**Given task:** Copy each line below exactly and leave the pictures out.

** Start Dataset excerpt **

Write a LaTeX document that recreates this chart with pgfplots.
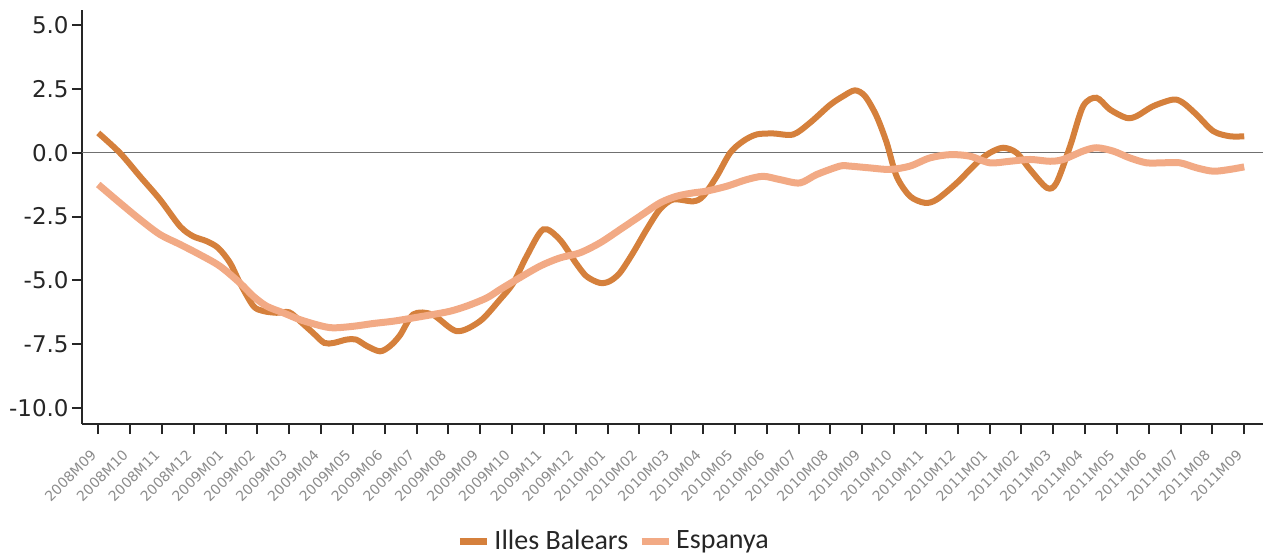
\documentclass[border=0pt]{standalone}
\usepackage{fontspec}
\setmainfont{DejaVu Sans}
\newfontfamily\legendfont{Carlito}
\usepackage{pgfplots}
\pgfplotsset{compat=1.18}
\definecolor{ibal}{HTML}{D5803C}
\definecolor{esp}{HTML}{F2AA85}
\definecolor{zline}{HTML}{707070}
\begin{document}
\begin{tikzpicture}
\begin{axis}[
  scale only axis,
  width=590.5pt, height=207pt,
  xmin=-0.51, xmax=36.59,
  ymin=-10.63, ymax=5.6,
  axis x line*=bottom, axis y line*=left,
  axis line style={-, line width=1pt, color=black!85},
  tick align=outside,
  major tick length=5pt,
  tick style={line width=1pt, color=black!85},
  xtick={0,...,36},
  xticklabels={2008M09,2008M10,2008M11,2008M12,2009M01,2009M02,2009M03,2009M04,2009M05,2009M06,2009M07,2009M08,2009M09,2009M10,2009M11,2009M12,2010M01,2010M02,2010M03,2010M04,2010M05,2010M06,2010M07,2010M08,2010M09,2010M10,2010M11,2010M12,2011M01,2011M02,2011M03,2011M04,2011M05,2011M06,2011M07,2011M08,2011M09},
  xticklabel style={rotate=45, anchor=north east, font=\fontsize{7pt}{7pt}\selectfont, text=black!45, inner xsep=8pt, inner ysep=2pt},
  ytick={-10,-7.5,-5,-2.5,0,2.5,5},
  yticklabels={-10.0,-7.5,-5.0,-2.5,0.0,2.5,5.0},
  yticklabel style={font=\fontsize{11.5pt}{12pt}\selectfont, text=black!85, inner sep=1.5pt},
  legend style={at={(0.451,-0.283)}, anchor=center, draw=none, fill=none,
    font=\legendfont\fontsize{14pt}{15pt}\selectfont, text=black!85,
    legend columns=2, inner sep=0pt,
    /tikz/every even column/.append style={column sep=3pt}},
  legend image code/.code={\draw[#1, line width=3.5pt] (0pt,0pt) -- (13.5pt,0pt);},
  clip=false,
]
\addplot[zline, line width=0.6pt, forget plot] coordinates {(-0.51,0) (36.59,0)};
\addplot[ibal, line width=3pt, smooth, tension=0.5] coordinates {
(0,0.78) (0.68,0.0) (1.31,-0.92) (1.94,-1.83) (2.57,-2.88) (2.98,-3.27)
(3.4,-3.46) (3.77,-3.73) (4.14,-4.31) (4.45,-5.1) (4.87,-6.0) (5.18,-6.2)
(5.6,-6.27) (6.0,-6.25) (6.34,-6.6) (6.75,-7.06) (7.1,-7.45) (7.4,-7.45)
(7.8,-7.32) (8.1,-7.32) (8.45,-7.58) (8.85,-7.78) (9.16,-7.58) (9.48,-7.15)
(9.9,-6.33) (10.5,-6.34) (11.26,-6.99) (11.99,-6.6) (12.62,-5.75) (13.04,-5.1)
(13.46,-4.05) (13.98,-3.0) (14.5,-3.4) (15.0,-4.31) (15.34,-4.84) (15.76,-5.1)
(16.07,-5.03) (16.39,-4.7) (16.8,-3.92) (17.23,-3.0) (17.64,-2.22) (18.06,-1.83)
(18.69,-1.9) (19.0,-1.7) (19.43,-0.92) (19.85,0.0) (20.26,0.46) (20.68,0.72)
(21.2,0.76) (21.83,0.72) (22.36,1.18) (22.99,1.88) (23.4,2.22) (23.77,2.45)
(24.09,2.22) (24.45,1.44) (24.77,0.39) (25.08,-0.92) (25.5,-1.7) (25.97,-1.96)
(26.34,-1.83) (26.97,-1.18) (27.6,-0.39) (28.01,0.0) (28.43,0.2) (28.85,0.0)
(29.27,-0.65) (29.8,-1.37) (30.1,-1.18) (30.53,0.26) (30.94,1.83) (31.36,2.16)
(31.78,1.7) (32.3,1.37) (32.62,1.44) (33.14,1.83) (33.77,2.09) (34.08,1.96)
(34.5,1.5) (35.03,0.85) (35.55,0.65) (36,0.65)
};
\addlegendentry{Illes Balears}
\addplot[esp, line width=3.5pt, smooth, tension=0.5] coordinates {
(0,-1.24) (0.68,-1.96) (1.31,-2.61) (1.94,-3.2) (2.57,-3.59) (3.19,-3.99)
(3.82,-4.44) (4.45,-5.1) (4.87,-5.62) (5.29,-6.01) (5.81,-6.27) (6.34,-6.54)
(6.96,-6.77) (7.38,-6.86) (8.01,-6.8) (8.64,-6.69) (9.27,-6.6) (9.9,-6.47)
(10.5,-6.34) (11.05,-6.21) (11.57,-6.01) (12.2,-5.69) (12.62,-5.36) (13.14,-4.97)
(13.88,-4.44) (14.5,-4.12) (15.13,-3.92) (15.76,-3.53) (16.39,-3.01) (17.02,-2.48)
(17.65,-1.96) (18.17,-1.7) (18.69,-1.57) (19.11,-1.5) (19.74,-1.31) (20.37,-1.05)
(20.89,-0.92) (21.42,-1.05) (22.04,-1.18) (22.57,-0.85) (23.3,-0.52) (23.61,-0.52)
(24.24,-0.59) (24.87,-0.65) (25.5,-0.52) (26.12,-0.2) (26.76,-0.07) (27.38,-0.13)
(28.01,-0.39) (28.64,-0.33) (29.27,-0.26) (29.9,-0.33) (30.31,-0.26) (30.94,0.07)
(31.36,0.2) (31.88,0.07) (32.41,-0.2) (32.93,-0.39) (33.46,-0.39) (33.98,-0.39)
(34.51,-0.59) (35.03,-0.72) (35.55,-0.65) (36,-0.55)
};
\addlegendentry{Espanya}
\end{axis}
\pgfresetboundingbox
\path ([xshift=-41pt,yshift=-67pt]current axis.south west) rectangle ([xshift=1.5pt,yshift=5pt]current axis.north east);
\end{tikzpicture}
\end{document}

** End Dataset excerpt **

**Response below:**
Write a LaTeX document that recreates this chart with pgfplots.
\documentclass[border=0pt]{standalone}
\usepackage{fontspec}
\setmainfont{DejaVu Sans}
\newfontfamily\legendfont{Carlito}
\usepackage{pgfplots}
\pgfplotsset{compat=1.18}
\definecolor{ibal}{HTML}{D5803C}
\definecolor{esp}{HTML}{F2AA85}
\definecolor{zline}{HTML}{707070}
\begin{document}
\begin{tikzpicture}
\begin{axis}[
  scale only axis,
  width=590.5pt, height=207pt,
  xmin=-0.51, xmax=36.59,
  ymin=-10.63, ymax=5.6,
  axis x line*=bottom, axis y line*=left,
  axis line style={-, line width=1pt, color=black!85},
  tick align=outside,
  major tick length=5pt,
  tick style={line width=1pt, color=black!85},
  xtick={0,...,36},
  xticklabels={2008M09,2008M10,2008M11,2008M12,2009M01,2009M02,2009M03,2009M04,2009M05,2009M06,2009M07,2009M08,2009M09,2009M10,2009M11,2009M12,2010M01,2010M02,2010M03,2010M04,2010M05,2010M06,2010M07,2010M08,2010M09,2010M10,2010M11,2010M12,2011M01,2011M02,2011M03,2011M04,2011M05,2011M06,2011M07,2011M08,2011M09},
  xticklabel style={rotate=45, anchor=north east, font=\fontsize{7pt}{7pt}\selectfont, text=black!45, inner xsep=8pt, inner ysep=2pt},
  ytick={-10,-7.5,-5,-2.5,0,2.5,5},
  yticklabels={-10.0,-7.5,-5.0,-2.5,0.0,2.5,5.0},
  yticklabel style={font=\fontsize{11.5pt}{12pt}\selectfont, text=black!85, inner sep=1.5pt},
  legend style={at={(0.451,-0.283)}, anchor=center, draw=none, fill=none,
    font=\legendfont\fontsize{14pt}{15pt}\selectfont, text=black!85,
    legend columns=2, inner sep=0pt,
    /tikz/every even column/.append style={column sep=3pt}},
  legend image code/.code={\draw[#1, line width=3.5pt] (0pt,0pt) -- (13.5pt,0pt);},
  clip=false,
]
\addplot[zline, line width=0.6pt, forget plot] coordinates {(-0.51,0) (36.59,0)};
\addplot[ibal, line width=3pt, smooth, tension=0.5] coordinates {
(0,0.78) (0.68,0.0) (1.31,-0.92) (1.94,-1.83) (2.57,-2.88) (2.98,-3.27)
(3.4,-3.46) (3.77,-3.73) (4.14,-4.31) (4.45,-5.1) (4.87,-6.0) (5.18,-6.2)
(5.6,-6.27) (6.0,-6.25) (6.34,-6.6) (6.75,-7.06) (7.1,-7.45) (7.4,-7.45)
(7.8,-7.32) (8.1,-7.32) (8.45,-7.58) (8.85,-7.78) (9.16,-7.58) (9.48,-7.15)
(9.9,-6.33) (10.5,-6.34) (11.26,-6.99) (11.99,-6.6) (12.62,-5.75) (13.04,-5.1)
(13.46,-4.05) (13.98,-3.0) (14.5,-3.4) (15.0,-4.31) (15.34,-4.84) (15.76,-5.1)
(16.07,-5.03) (16.39,-4.7) (16.8,-3.92) (17.23,-3.0) (17.64,-2.22) (18.06,-1.83)
(18.69,-1.9) (19.0,-1.7) (19.43,-0.92) (19.85,0.0) (20.26,0.46) (20.68,0.72)
(21.2,0.76) (21.83,0.72) (22.36,1.18) (22.99,1.88) (23.4,2.22) (23.77,2.45)
(24.09,2.22) (24.45,1.44) (24.77,0.39) (25.08,-0.92) (25.5,-1.7) (25.97,-1.96)
(26.34,-1.83) (26.97,-1.18) (27.6,-0.39) (28.01,0.0) (28.43,0.2) (28.85,0.0)
(29.27,-0.65) (29.8,-1.37) (30.1,-1.18) (30.53,0.26) (30.94,1.83) (31.36,2.16)
(31.78,1.7) (32.3,1.37) (32.62,1.44) (33.14,1.83) (33.77,2.09) (34.08,1.96)
(34.5,1.5) (35.03,0.85) (35.55,0.65) (36,0.65)
};
\addlegendentry{Illes Balears}
\addplot[esp, line width=3.5pt, smooth, tension=0.5] coordinates {
(0,-1.24) (0.68,-1.96) (1.31,-2.61) (1.94,-3.2) (2.57,-3.59) (3.19,-3.99)
(3.82,-4.44) (4.45,-5.1) (4.87,-5.62) (5.29,-6.01) (5.81,-6.27) (6.34,-6.54)
(6.96,-6.77) (7.38,-6.86) (8.01,-6.8) (8.64,-6.69) (9.27,-6.6) (9.9,-6.47)
(10.5,-6.34) (11.05,-6.21) (11.57,-6.01) (12.2,-5.69) (12.62,-5.36) (13.14,-4.97)
(13.88,-4.44) (14.5,-4.12) (15.13,-3.92) (15.76,-3.53) (16.39,-3.01) (17.02,-2.48)
(17.65,-1.96) (18.17,-1.7) (18.69,-1.57) (19.11,-1.5) (19.74,-1.31) (20.37,-1.05)
(20.89,-0.92) (21.42,-1.05) (22.04,-1.18) (22.57,-0.85) (23.3,-0.52) (23.61,-0.52)
(24.24,-0.59) (24.87,-0.65) (25.5,-0.52) (26.12,-0.2) (26.76,-0.07) (27.38,-0.13)
(28.01,-0.39) (28.64,-0.33) (29.27,-0.26) (29.9,-0.33) (30.31,-0.26) (30.94,0.07)
(31.36,0.2) (31.88,0.07) (32.41,-0.2) (32.93,-0.39) (33.46,-0.39) (33.98,-0.39)
(34.51,-0.59) (35.03,-0.72) (35.55,-0.65) (36,-0.55)
};
\addlegendentry{Espanya}
\end{axis}
\pgfresetboundingbox
\path ([xshift=-41pt,yshift=-67pt]current axis.south west) rectangle ([xshift=1.5pt,yshift=5pt]current axis.north east);
\end{tikzpicture}
\end{document}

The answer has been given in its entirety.